Un anno dopo lo sgombero del consultorio: occupazione simbolica davanti al Comune di Catania
Riceviamo e pubblichiamo la nota stampa del Consultorio “Mi cuerpo es mio” di Catania
Dopo un anno di silenzio assordante alle richieste di soluzioni, nessuna risposta è stata data, nessuno ha sostenuto questa esperienza di ricchezza sociale e culturale.
Questo non ci sorprende, purtroppo, perché è il prodotto di una politica ipocrita, preda delle attese, dell’immobilismo burocratico, incapace di leggere i dati che vengono pubblicati ogni anno sulla violenza di genere.
Siamo qui per dire che tutto questo è violenza istituzionale!
Siamo qui per dire che, nonostante i tentativi di silenziare e neutralizzare, niente ci ha fermato!
Nell’ultimo anno, tante voci di cittadini/e, realtà e associazioni si sono alzate in difesa della nostra esperienza, riconoscendone il valore irrinunciabile e permettendoci di poter continuare a fare quello che facciamo.
I nostri sportelli si sono moltiplicati, così come le richieste di supporto. Grazie alla rete di volontarie professioniste in diversi campi, continuiamo a sostenere donne e soggettività vittime di violenza con supporto legale e psicologico, continuiamo a svolgere attività di prevenzione e sensibilizzazione nelle scuole, nelle università e nei luoghi pubblici, realizziamo eventi e iniziative culturali e sociali, supportiamo le donne in difficoltà economica con prodotti per la salute e rappresentiamo un ponte tra abitanti e strutture sanitarie e istituzionali.
Non nascondiamo, però, le difficoltà di operare in un contesto difficile fatto di mancanza di fondi e strutture, di miopia politica.
Dopo un anno, ci chiediamo:
Come mai si è preferito lasciare l’immobile abbandonato per un anno? Come mai le richieste di migliaia di persone in città di restituirlo ai progetti del Consultorio sono rimaste inascoltate?

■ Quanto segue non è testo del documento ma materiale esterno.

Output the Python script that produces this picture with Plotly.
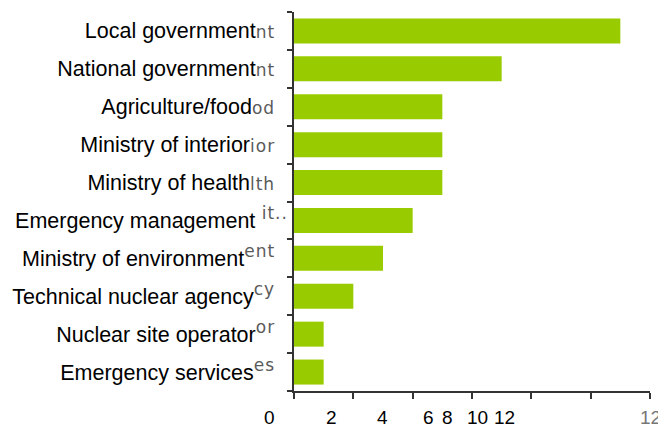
import plotly.graph_objects as go

# Organisations involved and number of mentions
categories = [
    "Local government",
    "National government",
    "Agriculture/food",
    "Ministry of interior",
    "Ministry of health",
    "Emergency management",
    "Ministry of environment",
    "Technical nuclear agency",
    "Nuclear site operator",
    "Emergency services",
]
values = [11, 7, 5, 5, 5, 4, 3, 2, 1, 1]

# Truncated label remnants shown after each name
label_tails = ["nt", "nt", "od", "ior", "lth", " it..", "ent", "cy", "or", "es"]
tail_raised = [False, False, False, False, False, True, True, True, True, True]
tail_padded = [True, True, True, True, True, False, True, True, True, True]

# Value-axis labels and where they sit along the axis (in axis units)
xtick_labels = ["0", "2", "4", "6", "8", "10", "12"]
xtick_label_pos = [-0.84, 1.28, 2.97, 4.52, 5.19, 6.2, 7.11]
x_range = [0, 12]

BAR = "#99CC00"
AXIS = "#333333"
GHOST = "#5a5a5a"
FONT = "Liberation Sans, Arial, sans-serif"
GHOST_FONT = "DejaVu Sans"
PAD = "\u00a0\u00a0"


def tick_text(name, tail, raised, padded):
    tail = tail + (PAD if padded else "")
    inner = (
        f"<span style='font-family:{GHOST_FONT};font-size:17px;"
        f"letter-spacing:1px;color:{GHOST}'>{tail}</span>"
    )
    if raised:
        return f"{name}<sup>{inner}</sup>"
    return f"{name}{inner}"


ticktext = [
    tick_text(c, t, r, p)
    for c, t, r, p in zip(categories, label_tails, tail_raised, tail_padded)
]

fig = go.Figure(
    go.Bar(
        x=values,
        y=categories,
        orientation="h",
        marker=dict(color=BAR, line=dict(width=0)),
        hoverinfo="x+y",
    )
)

fig.update_layout(
    width=658,
    height=430,
    margin=dict(l=294, r=8, t=12, b=39),
    paper_bgcolor="white",
    plot_bgcolor="white",
    showlegend=False,
    bargap=0.34,
    font=dict(family=FONT, color="black"),
)

fig.update_yaxes(
    type="category",
    autorange="reversed",
    tickmode="array",
    tickvals=categories,
    ticktext=ticktext,
    tickson="boundaries",
    ticks="outside",
    ticklen=5,
    tickwidth=1.5,
    tickcolor=AXIS,
    showline=True,
    linecolor=AXIS,
    linewidth=1.5,
    showgrid=False,
    zeroline=False,
    tickfont=dict(family=FONT, size=21.5, color="black"),
    ticklabelstandoff=0,
    automargin=False,
)

fig.update_xaxes(
    range=x_range,
    tickmode="array",
    tickvals=[0, 2, 4, 6, 8, 10, 12],
    ticks="outside",
    ticklen=6,
    tickwidth=1.5,
    tickcolor=AXIS,
    showticklabels=False,
    showline=True,
    linecolor=AXIS,
    linewidth=1.5,
    showgrid=False,
    zeroline=False,
    automargin=False,
)

span = x_range[1] - x_range[0]
for lab, pos in zip(xtick_labels, xtick_label_pos):
    fig.add_annotation(
        text=lab,
        xref="paper",
        yref="paper",
        x=(pos - x_range[0]) / span,
        y=0,
        yshift=-26,
        xanchor="center",
        yanchor="middle",
        showarrow=False,
        font=dict(family=FONT, size=19, color="black"),
    )

# Faded end label of the original axis, at its true position
fig.add_annotation(
    text=xtick_labels[-1],
    xref="paper",
    yref="paper",
    x=(x_range[1] - x_range[0]) / span,
    y=0,
    yshift=-26,
    xanchor="center",
    yanchor="middle",
    showarrow=False,
    font=dict(family=FONT, size=19, color="#777777"),
)

fig.write_html("out.html")
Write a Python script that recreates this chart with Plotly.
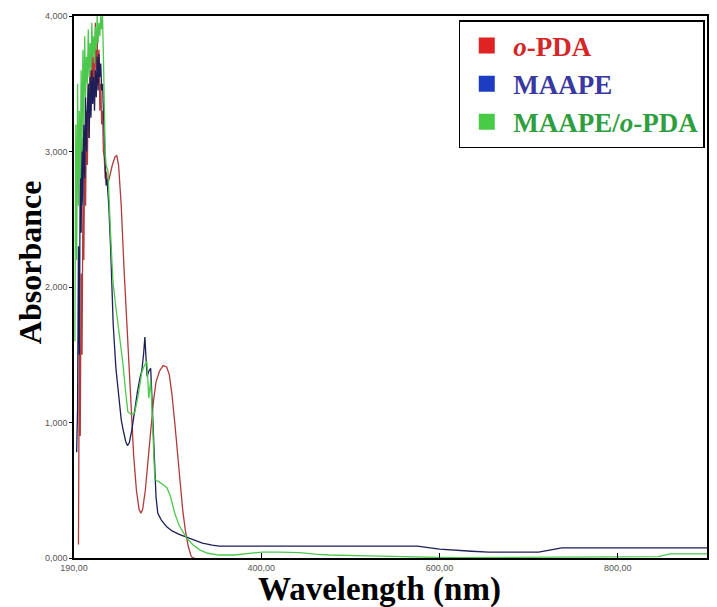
import plotly.graph_objects as go

# ---------------- data ----------------
# o-PDA (red)
opda_wl = [195, 196, 197, 198, 199, 200, 201, 202, 203, 204, 205, 206, 207, 208, 209, 210,
           211, 212, 213, 214, 215, 216, 217, 218, 219, 220, 221, 222, 223, 224, 225, 226,
           228, 230, 233, 236, 238, 240, 243, 246, 248, 251, 254, 257, 260, 263, 265, 267,
           270, 273, 276, 279, 282, 286, 290, 294, 297, 300, 303, 306, 309, 312, 315, 318,
           321, 323, 325]
opda_abs = [0.10, 1.60, 0.90, 2.10, 1.50, 2.60, 2.20, 3.00, 2.60, 3.30, 2.90, 3.50, 3.10, 3.60, 3.30, 3.80,
            3.40, 3.70, 3.50, 3.95, 3.60, 3.85, 3.50, 3.75, 3.30, 3.50, 3.20, 3.30, 3.00, 2.95, 2.80, 2.85,
            2.76, 2.82, 2.90, 2.96, 2.97, 2.90, 2.60, 2.15, 1.90, 1.50, 1.10, 0.75, 0.50, 0.36, 0.33, 0.36,
            0.50, 0.72, 0.95, 1.15, 1.30, 1.38, 1.42, 1.41, 1.35, 1.20, 1.00, 0.78, 0.55, 0.35, 0.20, 0.09,
            0.02, 0.00, 0.00]

# MAAPE (blue)
maape_wl = [193, 194, 195, 196, 197, 198, 199, 200, 201, 202, 203, 204, 205, 206, 207, 208,
            209, 210, 211, 212, 213, 214, 215, 216, 217, 218, 219, 220, 221, 222, 223, 224,
            225, 226, 227, 229, 231, 232.5, 234, 237, 240, 243, 245, 248, 250, 252, 255, 258,
            261, 264, 266, 268, 269.5, 271, 272, 274, 276, 277, 278.5, 280.5, 282, 284, 288, 294,
            300, 308, 316, 325, 334, 345, 353, 575, 600, 636, 655, 690, 711, 725, 737, 900]
maape_abs = [0.78, 1.10, 2.30, 1.50, 2.90, 2.40, 3.10, 2.60, 3.20, 2.80, 3.40, 3.00, 3.30, 3.50, 3.10, 3.55,
             3.25, 3.60, 3.35, 3.55, 3.30, 3.60, 3.40, 3.70, 3.45, 3.72, 3.55, 3.65, 3.45, 3.50, 3.30, 3.10,
             2.90, 2.75, 2.80, 2.60, 2.30, 2.05, 1.72, 1.40, 1.18, 1.02, 0.95, 0.86, 0.83, 0.85, 0.95, 1.10,
             1.22, 1.33, 1.38, 1.50, 1.63, 1.45, 1.34, 1.38, 1.40, 1.25, 0.97, 0.63, 0.45, 0.33, 0.28, 0.23,
             0.20, 0.175, 0.155, 0.13, 0.11, 0.095, 0.088, 0.088, 0.066, 0.05, 0.044, 0.044, 0.044, 0.06, 0.074, 0.074]

# MAAPE/o-PDA (green)
mix_wl = [191, 192, 193, 194, 195, 196, 197, 198, 199, 200, 201, 202, 203, 204, 205, 206,
          207, 208, 209, 210, 211, 212, 213, 214, 215, 216, 217, 218, 219, 220, 221, 222,
          223, 224, 225, 226, 228, 231, 233.6, 236, 240, 244.8, 248, 250.4, 254, 258, 262, 266,
          269, 271.7, 273.9, 276, 277.5, 279, 280.6, 283, 286, 290, 294, 298, 303, 308,
          316, 323, 331, 340, 353, 370, 385, 401, 420, 443, 460, 476, 520, 555,
          600, 622, 700, 726, 780, 845, 859, 900]
mix_abs = [1.60, 3.20, 2.20, 3.50, 2.60, 3.30, 2.80, 3.60, 3.00, 3.75, 3.20, 3.85, 3.40, 3.70, 3.50, 3.90,
           3.55, 3.80, 3.60, 3.95, 3.70, 3.85, 3.65, 3.92, 3.75, 4.00, 3.80, 3.95, 3.85, 4.00, 3.90, 4.00,
           3.70, 3.30, 3.00, 2.90, 2.86, 2.40, 2.05, 1.90, 1.70, 1.44, 1.22, 1.08, 1.06, 1.07, 1.20, 1.37,
           1.42, 1.45, 1.18, 1.31, 1.10, 0.80, 0.58, 0.57, 0.56, 0.54, 0.52, 0.46, 0.33, 0.24,
           0.15, 0.10, 0.06, 0.035, 0.022, 0.022, 0.035, 0.044, 0.044, 0.040, 0.028, 0.022, 0.015, 0.008,
           0.004, 0.003, 0.004, 0.008, 0.010, 0.010, 0.030, 0.030]

x_tickvals = [190, 400, 600, 800, 900]
x_ticktext = ["190,00", "400,00", "600,00", "800,00", "900,00"]
y_tickvals = [0, 1, 2, 3, 4]
y_ticktext = ["0,000", "1,000", "2,000", "3,000", "4,000"]

series_names = ["<i>o</i>-PDA", "MAAPE", "MAAPE/<i>o</i>-PDA"]
line_colors = ["#b23a3a", "#1e1e58", "#4cc84c"]
legend_square_colors = ["#e02222", "#1c3cc4", "#48cc48"]
legend_text_colors = ["#d42828", "#3838a0", "#2e9e3e"]

# ---------------- figure ----------------
fig = go.Figure()

for wl, ab, col in [(opda_wl, opda_abs, line_colors[0]),
                    (maape_wl, maape_abs, line_colors[1]),
                    (mix_wl, mix_abs, line_colors[2])]:
    fig.add_trace(go.Scatter(x=wl, y=ab, mode="lines",
                             line=dict(color=col, width=1.3),
                             showlegend=False, hoverinfo="skip"))

for name, sq, tc in zip(series_names, legend_square_colors, legend_text_colors):
    fig.add_trace(go.Scatter(x=[None], y=[None], mode="markers",
                             marker=dict(symbol="square", size=18, color=sq),
                             name=f'<span style="color:{tc}"><b>{name}</b></span>',
                             showlegend=True))

L, R, T, B = 74, 8, 16, 49
W, H = 717, 607
pw = W - L - R
ph = H - T - B

def px2paper(px, py):
    return (px - L) / pw, (H - B - py) / ph

fig.update_layout(
    width=W, height=H,
    margin=dict(l=L, r=R, t=T, b=B),
    paper_bgcolor="white",
    plot_bgcolor="white",
    font=dict(family="Liberation Serif", color="#000"),
    legend=dict(
        x=px2paper(460, 20)[0], y=px2paper(460, 20)[1],
        xanchor="left", yanchor="top",
        bgcolor="white", bordercolor="black", borderwidth=1.5,
        font=dict(family="Liberation Serif", size=27),
        itemsizing="trace",
        itemwidth=43,
        tracegroupgap=0,
    ),
    xaxis=dict(
        range=[190, 900],
        tickvals=x_tickvals, ticktext=x_ticktext,
        ticks="inside", ticklen=5, tickcolor="black",
        tickfont=dict(family="Liberation Sans", size=9, color="#555"),
        showline=True, linecolor="black", linewidth=1.5, mirror=True,
        showgrid=False, zeroline=False,
    ),
    yaxis=dict(
        range=[0, 4],
        tickvals=y_tickvals, ticktext=y_ticktext,
        ticks="outside", ticklen=3, tickcolor="black",
        tickfont=dict(family="Liberation Sans", size=9, color="#555"),
        showline=True, linecolor="black", linewidth=1.5, mirror=True,
        showgrid=False, zeroline=False,
    ),
)

ax, ay = px2paper(30, 262)
bx, by = px2paper(380, 589)
fig.add_annotation(x=ax, y=ay, xref="paper", yref="paper",
                   text="<b>Absorbance</b>", textangle=-90, showarrow=False,
                   font=dict(family="Liberation Serif", size=32, color="black"),
                   xanchor="center", yanchor="middle")
fig.add_annotation(x=bx, y=by, xref="paper", yref="paper",
                   text="<b>Wavelength (nm)</b>", showarrow=False,
                   font=dict(family="Liberation Serif", size=33, color="black"),
                   xanchor="center", yanchor="middle")

fig.write_html("out.html")
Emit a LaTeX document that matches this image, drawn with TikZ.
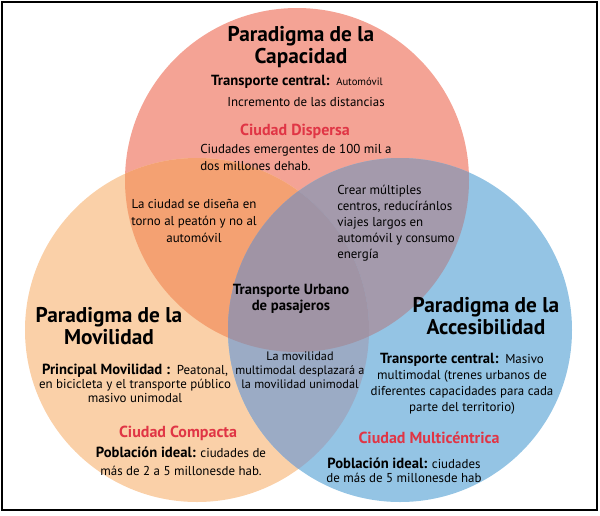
\documentclass[tikz,border=0pt]{standalone}
\usepackage{fontspec}
\setmainfont{PT Sans}
\usepackage{xcolor}
\usepackage{tikz}
\usetikzlibrary{positioning}
\definecolor{capac}{HTML}{F4A395}
\definecolor{movil}{HTML}{FAD0A8}
\definecolor{acces}{HTML}{94C4E4}
\definecolor{capmov}{HTML}{F4A172}
\definecolor{capacc}{HTML}{A49AAC}
\definecolor{movacc}{HTML}{9BABC5}
\definecolor{centro}{HTML}{A094A5}
\definecolor{rojo}{HTML}{E03545}
\tikzstyle{paradigma} = [font=\fontsize{16}{16.5}\selectfont\bfseries, align=center, inner sep=0pt]
\tikzstyle{texto} = [font=\fontsize{9.7}{12}\selectfont, align=center, inner sep=0pt]
\tikzstyle{ciudad} = [font=\fontsize{12}{12}\selectfont\bfseries, text=rojo, inner sep=0pt]
\newcommand{\etiq}[1]{{\fontsize{11}{12}\selectfont\bfseries #1}}

\begin{document}
\begin{tikzpicture}[x=0.75pt, y=-0.75pt]
    \useasboundingbox (0,0) rectangle (600,515);
    % circles
    \fill [capac] (297,180) circle [radius=129pt];
    \fill [movil] (197,330) circle [radius=129pt];
    \fill [acces] (400,330) circle [radius=129pt];
    \begin{scope}
        \clip (297,180) circle [radius=129pt];
        \fill [capmov] (197,330) circle [radius=129pt];
        \fill [capacc] (400,330) circle [radius=129pt];
    \end{scope}
    \begin{scope}
        \clip (197,330) circle [radius=129pt];
        \fill [movacc] (400,330) circle [radius=129pt];
        \clip (297,180) circle [radius=129pt];
        \fill [centro] (400,330) circle [radius=129pt];
    \end{scope}
    \draw [line width=1.2pt] (2,2) rectangle (597,510);

    % capacidad
    \node (capTitle) [paradigma] at (301,47) {Paradigma de la\\Capacidad};
    \node (capTransp) [texto] at (297,82) {\etiq{Transporte central:}\, {\fontsize{8}{9}\selectfont Automóvil}};
    \node (capDist) [texto] at (306,102) {Incremento de las distancias};
    \node (capCiudad) [ciudad] at (295,131) {Ciudad Dispersa};
    \node (capPob) [texto, align=left, anchor=west, font=\fontsize{9.7}{12.75}\selectfont] at (200,157) {Ciudades emergentes de 100 mil a\\dos millones dehab.};

    % movilidad
    \node (movTitle) [paradigma] at (109,326) {Paradigma de la\\Movilidad};
    \node (movPrinc) [texto, font=\fontsize{9.7}{10.5}\selectfont] at (135,383) {\etiq{Principal Movilidad :}\, Peatonal,\\en bicicleta y el transporte público\\masivo unimodal};
    \node (movCiudad) [ciudad] at (178,433) {Ciudad Compacta};
    \node (movPob) [texto, font=\fontsize{9.7}{13.5}\selectfont] at (181,461) {\etiq{Población ideal:} ciudades de\\más de 2 a 5 millonesde hab.};

    % accesibilidad
    \node (accTitle) [paradigma] at (486,316) {Paradigma de la\\Accesibilidad};
    \node (accTransp) [texto] at (462,384) {\etiq{Transporte central:}\, Masivo\\multimodal (trenes urbanos de\\diferentes capacidades para cada\\parte del territorio)};
    \node (accCiudad) [ciudad] at (429,438) {Ciudad Multicéntrica};
    \node (accPob) [texto, font=\fontsize{9.7}{10.5}\selectfont] at (404,470) {\etiq{Población ideal:} ciudades\\de más de 5 millonesde hab};

    % intersecciones
    \node (capMov) [texto, font=\fontsize{9.7}{12.75}\selectfont] at (194,221) {La ciudad se diseña en\\torno al peatón y no al\\automóvil};
    \node (capAcc) [texto, align=left, anchor=west] at (337,223) {Crear múltiples\\centros, reducíránlos\\viajes largos en\\automóvil y consumo\\energía};
    \node (movAcc) [texto, font=\fontsize{9.2}{10.5}\selectfont] at (300,370) {La movilidad\\multimodal desplazará a\\la movilidad unimodal};
    \node (transporte) [texto, font=\fontsize{11}{12}\selectfont\bfseries] at (291,299) {Transporte Urbano\\de pasajeros};
\end{tikzpicture}
\end{document}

Ci chiediamo, inoltre, come mai l’assessore alle pari opportunità Viviana Lombardo, che tanto abbiamo visto spendersi a parlare nelle giornate del 25 novembre, abbia taciuto davanti al violento sgombero e non si sia spesa per trovare delle soluzioni.
Noi chiediamo un tavolo di confronto immediato con i membri della Fondazione Ursino Recupero per chiarire pubblicamente la loro intenzione di destinare l’immobile ad “associazioni cattoliche della zona” e a Frontex, agenzia internazionale che si è macchiata più volte di violazione dei diritti umani nelle frontiere piuttosto che a un presidio contro la violenza di genere.